The distribution of the exaggeration ratio and power are as follows:

Show the code used to generate the graph
retro_camerer %>% 
  ggplot() +
  geom_dotplot(aes(x = type_m), color = NA) +
  labs(
    title = "Distribution of the exaggeration ratio in the original studies",
    subtitle = "If the true effect was equal to the replicated one",
    x = "Exaggeration ratio (log scale)",
    y = "Number of studies",
    caption = "Each dot represents one study"
  ) + 
  scale_x_log10() +
  scale_y_continuous(NULL, breaks = NULL) 
Show the code used to generate the graph
retro_camerer %>%
  ggplot() +
  geom_dotplot(aes(x = power*100), color = NA) +
  labs(
    title = "Distribution of the power in the original studies",
    subtitle = "If the true effect was equal to the replicated one",
    x = "Power (%)",
    y = "Number of studies",
    caption = "Each dot represents one study"
  ) +
  scale_y_continuous(NULL, breaks = NULL) 
Show the code used to generate the graph
# 
# retro_camerer %>% 
#   ggplot() +
#   geom_histogram(aes(x = power))
# 
# retro_camerer %>% 
#   count(type_m > 1.5)

A non-negligible portion of the studies have low power and are therefore likely to produce inflated statistically significant estimates.

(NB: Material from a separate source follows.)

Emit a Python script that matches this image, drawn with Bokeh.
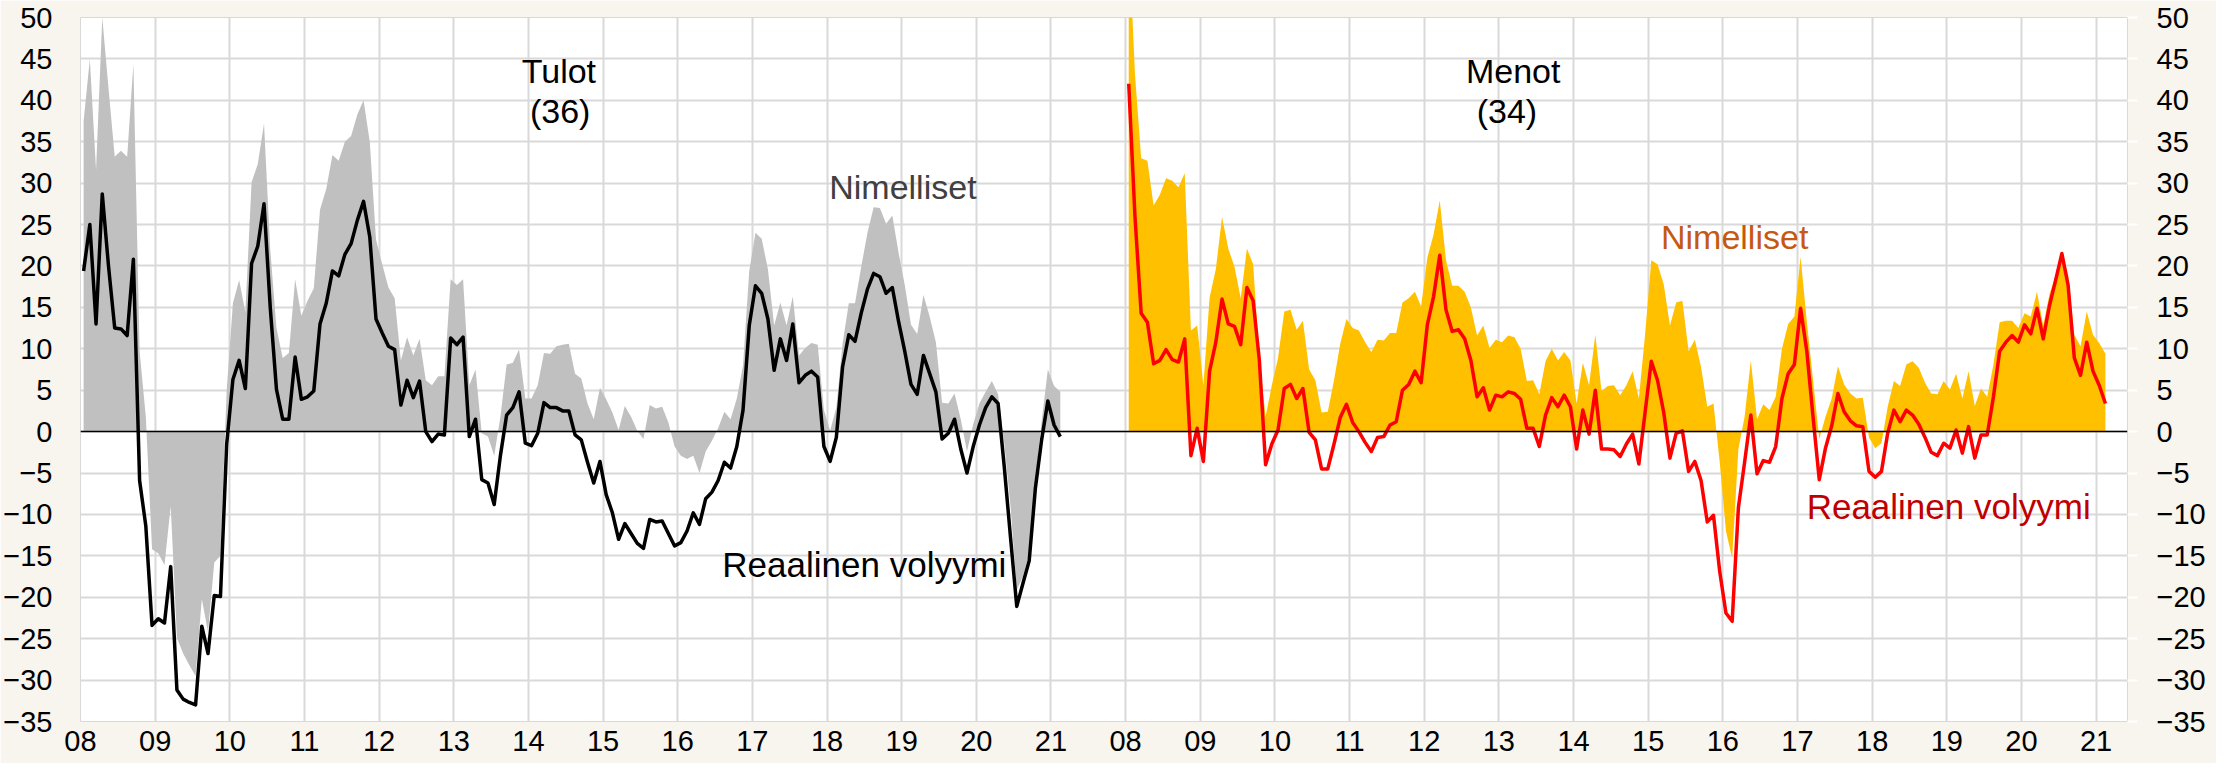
from bokeh.plotting import figure
from bokeh.models import Range1d, FixedTicker, LinearAxis, Span, Label
from bokeh.embed import file_html
from bokeh.resources import INLINE

# ---------------- data (monthly, y/y change %) ----------------
year_labels = ["08", "09", "10", "11", "12", "13", "14", "15", "16", "17", "18", "19", "20", "21"]

# Tulot (36): nominal (grey area) and real volume (black line), Jan 2008 - Feb 2021
tulot_nimelliset = [
    37.5, 45.0, 31.6, 50.0, 41.5, 33.2, 33.9, 33.2, 44.4, 9.7, 1.8, -14.2,
    -14.7, -16.1, -9.0, -24.9, -26.8, -28.2, -29.5, -20.2, -24.2, -15.8, -15.0, 5.0,
    15.5, 18.3, 14.4, 30.1, 32.3, 37.2, 22.0, 12.5, 8.9, 9.5, 18.4, 14.0,
    15.8, 17.3, 26.8, 29.3, 33.4, 32.7, 35.0, 35.7, 38.3, 40.0, 35.0, 23.2,
    20.2, 17.4, 16.1, 8.6, 11.4, 9.2, 11.2, 6.2, 5.6, 6.7, 6.7, 18.4,
    17.7, 18.4, 5.6, 7.5, -0.2, -0.6, -2.9, 1.8, 8.1, 8.3, 9.9, 4.0,
    4.0, 5.6, 9.5, 9.4, 10.3, 10.5, 10.6, 7.0, 6.4, 3.4, 1.5, 5.3,
    3.9, 2.3, 0.2, 3.1, 1.8, 0.1, -0.9, 3.2, 2.8, 3.0, 1.1, -1.8,
    -2.9, -3.3, -2.9, -5.0, -2.4, -1.1, 0.4, 2.4, 1.5, 4.0, 8.0, 19.4,
    24.0, 23.3, 19.6, 12.8, 15.6, 12.8, 16.3, 9.2, 10.1, 10.7, 10.5, 2.6,
    0.1, 2.9, 10.6, 15.5, 15.5, 19.9, 24.0, 27.1, 27.0, 25.1, 26.1, 21.6,
    17.7, 12.9, 11.8, 16.5, 13.9, 10.8, 3.5, 3.4, 4.6, 1.5, -2.4, 0.9,
    3.4, 4.8, 6.1, 4.5, -1.5, -9.0, -19.1, -17.5, -14.7, -5.9, 1.2, 7.5,
    5.5, 4.8,
]
tulot_reaalinen = [
    19.4, 25.0, 13.0, 28.7, 20.0, 12.5, 12.4, 11.6, 20.8, -5.9, -11.4, -23.4,
    -22.6, -23.1, -16.3, -31.2, -32.3, -32.7, -33.0, -23.5, -26.8, -19.8, -19.9, -1.5,
    6.3, 8.6, 5.2, 20.3, 22.4, 27.5, 15.0, 5.1, 1.5, 1.5, 9.0, 3.9,
    4.2, 4.9, 13.0, 15.5, 19.4, 18.8, 21.4, 22.7, 25.5, 27.8, 23.5, 13.6,
    11.9, 10.3, 9.9, 3.2, 6.2, 4.1, 6.1, 0.0, -1.2, -0.3, -0.4, 11.3,
    10.5, 11.4, -0.6, 1.5, -5.8, -6.2, -8.8, -2.9, 2.0, 2.9, 4.8, -1.4,
    -1.7, -0.2, 3.5, 2.9, 2.9, 2.5, 2.5, -0.4, -1.0, -3.7, -6.2, -3.6,
    -7.6, -9.8, -13.0, -11.1, -12.3, -13.5, -14.1, -10.6, -10.9, -10.8, -12.3, -13.8,
    -13.4, -12.0, -9.8, -11.2, -8.1, -7.3, -5.9, -3.7, -4.4, -1.8, 2.6, 12.8,
    17.6, 16.7, 13.6, 7.4, 11.2, 8.6, 13.0, 5.9, 6.8, 7.3, 6.6, -1.8,
    -3.6, -0.7, 7.8, 11.7, 10.9, 14.3, 17.2, 19.1, 18.7, 16.7, 17.4, 13.3,
    9.7, 5.7, 4.5, 9.2, 7.0, 4.8, -0.9, -0.2, 1.5, -2.1, -5.0, -1.8,
    0.8, 2.9, 4.2, 3.4, -4.3, -12.8, -21.1, -18.3, -15.6, -6.8, -1.0, 3.7,
    0.8, -0.6,
]

# Menot (34): nominal (yellow area) and real volume (red line), Jan 2008 - Feb 2021
menot_nimelliset = [
    60.0, 43.2, 33.0, 32.7, 27.3, 28.6, 30.6, 30.3, 29.5, 31.2, 12.2, 12.8,
    5.6, 16.2, 19.6, 25.9, 22.1, 19.9, 16.1, 22.1, 20.2, 8.9, 1.8, 5.6,
    8.9, 14.5, 14.7, 12.3, 13.4, 7.5, 6.2, 2.3, 2.4, 6.2, 10.6, 13.6,
    12.5, 12.2, 10.8, 9.6, 11.1, 11.0, 11.9, 11.9, 15.6, 16.1, 16.9, 15.1,
    21.0, 23.8, 27.9, 20.7, 17.6, 17.6, 16.9, 15.0, 11.6, 12.8, 10.1, 11.1,
    10.8, 11.6, 11.4, 10.0, 6.1, 6.2, 4.5, 8.5, 10.0, 8.6, 9.6, 8.6,
    3.4, 8.3, 5.6, 11.7, 4.9, 5.5, 5.6, 4.4, 5.6, 7.3, 4.0, 11.7,
    20.7, 20.2, 17.8, 12.8, 15.6, 15.8, 9.7, 11.1, 7.8, 3.0, 3.4, -3.7,
    -12.0, -15.3, -2.1, 1.8, 8.6, 1.5, 3.3, 2.6, 4.2, 10.0, 13.0, 13.9,
    21.1, 13.3, 6.2, -0.9, 1.8, 4.0, 7.9, 5.7, 4.6, 4.0, 4.1, -0.7,
    -2.0, -1.4, 3.0, 6.1, 5.5, 8.1, 8.5, 7.7, 5.9, 4.6, 4.5, 6.1,
    5.1, 7.0, 4.0, 7.3, 3.1, 5.2, 4.2, 8.1, 13.2, 13.4, 13.4, 12.5,
    14.3, 13.9, 16.9, 12.8, 16.6, 18.8, 21.7, 18.9, 11.7, 10.3, 14.5, 11.7,
    10.7, 9.4,
]
menot_reaalinen = [
    42.0, 26.0, 14.3, 13.2, 8.2, 8.6, 9.9, 8.7, 8.4, 11.2, -2.9, 0.4,
    -3.6, 7.3, 10.8, 16.0, 13.0, 12.7, 10.5, 17.4, 15.8, 8.6, -4.0, -1.5,
    0.2, 5.2, 5.7, 4.0, 5.2, -0.1, -1.0, -4.5, -4.5, -1.5, 1.7, 3.3,
    1.1, 0.0, -1.3, -2.4, -0.7, -0.6, 0.8, 1.2, 5.0, 5.7, 7.3, 5.9,
    12.9, 16.3, 21.3, 14.7, 12.1, 12.3, 11.2, 8.6, 4.2, 5.3, 2.6, 4.4,
    4.2, 4.8, 4.6, 3.9, 0.4, 0.4, -1.8, 2.0, 4.1, 3.0, 4.4, 3.0,
    -2.1, 2.6, -0.3, 5.0, -2.1, -2.1, -2.2, -3.0, -1.5, -0.3, -3.9, 2.3,
    8.5, 6.2, 2.3, -3.2, -0.2, 0.1, -4.8, -3.6, -5.9, -10.9, -10.1, -16.9,
    -21.9, -22.9, -9.2, -3.7, 2.0, -5.1, -3.5, -3.7, -1.8, 4.0, 7.0, 8.1,
    14.9, 9.7, 1.8, -5.8, -2.0, 0.7, 4.6, 2.4, 1.3, 0.7, 0.6, -4.8,
    -5.5, -4.8, -0.2, 2.6, 1.2, 2.6, 2.0, 0.9, -0.7, -2.5, -2.9, -1.4,
    -2.0, 0.2, -2.6, 0.6, -3.2, -0.4, -0.4, 4.2, 9.7, 10.8, 11.6, 10.8,
    12.9, 11.8, 14.9, 11.2, 15.2, 18.3, 21.5, 17.7, 8.9, 6.8, 10.8, 7.3,
    5.6, 3.4,
]

# ---------------- x positions: month index, second panel offset 14 years ----------------
PANEL2_OFFSET = 14 * 12
x_tulot = [m + 0.5 for m in range(len(tulot_nimelliset))]
x_menot = [PANEL2_OFFSET + m + 0.5 for m in range(len(menot_nimelliset))]

year_ticks = [12 * i for i in range(len(year_labels))] + \
             [PANEL2_OFFSET + 12 * i for i in range(len(year_labels))]
tick_overrides = {}
for i, lab in enumerate(year_labels):
    tick_overrides[12 * i] = lab
    tick_overrides[PANEL2_OFFSET + 12 * i] = lab

y_ticks = list(range(-35, 51, 5))

FONT = "Liberation Sans"
BG = "#f8f4ee"
GRID = "#d9d9d9"
TICK_SIZE = "29px"
LABEL_SIZE = "34px"

p = figure(width=2216, height=763, output_backend="svg", toolbar_location=None,
           x_range=Range1d(0, 329.05), y_range=Range1d(-35, 50),
           min_border_left=77, min_border_right=89, min_border_top=17, min_border_bottom=42,
           background_fill_color="white", border_fill_color=BG,
           outline_line_color=GRID, outline_line_width=1,
           x_axis_location="below", y_axis_location="left")

# areas
p.varea(x=x_tulot, y1=0, y2=tulot_nimelliset, fill_color="#c0c0c0")
p.varea(x=x_menot, y1=0, y2=menot_nimelliset, fill_color="#ffc000")

# zero line
p.add_layout(Span(location=0, dimension="width", line_color="black", line_width=1.5))

# lines
p.line(x_tulot, tulot_reaalinen, line_color="black", line_width=3.5, line_join="round")
p.line(x_menot, menot_reaalinen, line_color="#ff0000", line_width=3.5, line_join="round")

# axes
xt = FixedTicker(ticks=year_ticks)
p.xaxis.ticker = xt
p.xaxis.major_label_overrides = tick_overrides
p.xgrid.ticker = xt
yt = FixedTicker(ticks=y_ticks)
p.yaxis.ticker = yt
p.ygrid.ticker = yt

for ax in [p.xaxis[0], p.yaxis[0]]:
    ax.axis_line_color = None
    ax.major_tick_line_color = None
    ax.minor_tick_line_color = None
    ax.major_tick_out = 0
    ax.major_tick_in = 0
    ax.major_label_text_font = FONT
    ax.major_label_text_font_size = TICK_SIZE
    ax.major_label_text_color = "black"
    ax.major_label_text_line_height = 1.0
p.xaxis.major_label_standoff = 9
p.yaxis.major_label_standoff = 28

right = LinearAxis(ticker=yt, axis_line_color=None, minor_tick_line_color=None,
                   major_tick_line_color="white", major_tick_line_width=2,
                   major_tick_out=10, major_tick_in=0, major_label_standoff=19,
                   major_label_text_font=FONT, major_label_text_font_size=TICK_SIZE,
                   major_label_text_color="black", major_label_text_line_height=1.0)
p.add_layout(right, "right")

p.xgrid.grid_line_color = GRID
p.xgrid.grid_line_width = 2
p.ygrid.grid_line_color = GRID
p.ygrid.grid_line_width = 2

# annotations
def lab(x, y, text, color, size=LABEL_SIZE):
    p.add_layout(Label(x=x, y=y, text=text, text_color=color, text_font=FONT,
                       text_font_size=size, text_align="center", text_baseline="middle"))

lab(76.9, 43.6, "Tulot", "black")
lab(77.1, 38.7, "(36)", "black")
lab(132.2, 29.5, "Nimelliset", "#404040")
lab(126.0, -16.1, "Reaalinen volyymi", "black", "35px")
lab(230.3, 43.6, "Menot", "black")
lab(229.3, 38.7, "(34)", "black")
lab(265.9, 23.5, "Nimelliset", "#c65911")
lab(300.3, -9.0, "Reaalinen volyymi", "#c00000", "35px")

open("out.html", "w").write(file_html(p, INLINE))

I finally compute the proportion of original studies that would have adequate power as defined by the customary and arbitrary 80% threshold, still assuming that the true effect is equal to the replication one.

Adequate power Number Proportion
No 8 0.44
Yes 10 0.56

All these results show that even the experimental literature suffers from power and exaggeration issues, despite power being central to this literature.